Location
- Country: United States
- State: Oregon
- County: Lake, Harney

Physical characteristics
- Source: Hart Mountain
- • location: Lake County
- • coordinates: 42°26′57″N 119°41′33″W﻿ / ﻿42.44917°N 119.69250°W
- • elevation: 6,914 ft (2,107 m)
- Mouth: Catlow Valley
- • location: Harney County
- • coordinates: 42°39′41″N 119°10′08″W﻿ / ﻿42.66139°N 119.16889°W
- • elevation: 4,557 ft (1,389 m)
- Length: 56 mi (90 km)
- Basin size: 269 sq mi (700 km^{2})

= Rock Creek (Catlow Valley) =

Rock Creek is a 56 mi intermittent stream flowing in Lake and Harney counties in the U.S. state of Oregon. The source of Rock Creek is at an elevation of 6914 ft on Hart Mountain, while the mouth is at an elevation of 4557 ft in the Catlow Valley. Rock Creek has a 269 sqmi watershed.
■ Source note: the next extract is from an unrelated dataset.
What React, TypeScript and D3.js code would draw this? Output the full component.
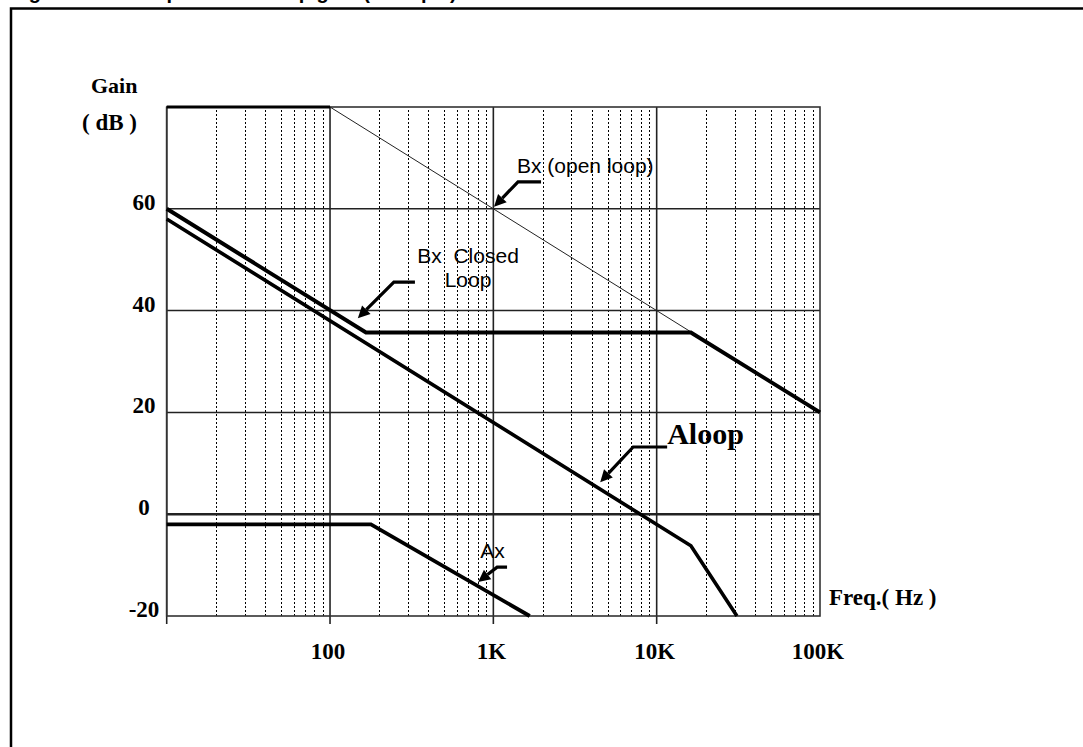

From its source northeast of Warner Peak, the creek flows generally northeast, with segments that flow generally north and others that flow generally east, across the Hart Mountain National Antelope Refuge. The creek flows through Hot Springs Campground, where Bond Creek, a named tributary, enters from the right. The creek passes by Antelope Hot Springs downstream of the campground. Further downstream, it flows through the refuge headquarters, where it passes under Frenchglen Road. The creek then runs roughly parallel to Poker Jim Ridge, on the left, before heading east into Rock Creek Reservoir and then into Catlow Valley. Catlow Valley is a closed basin, with no outlet to the sea.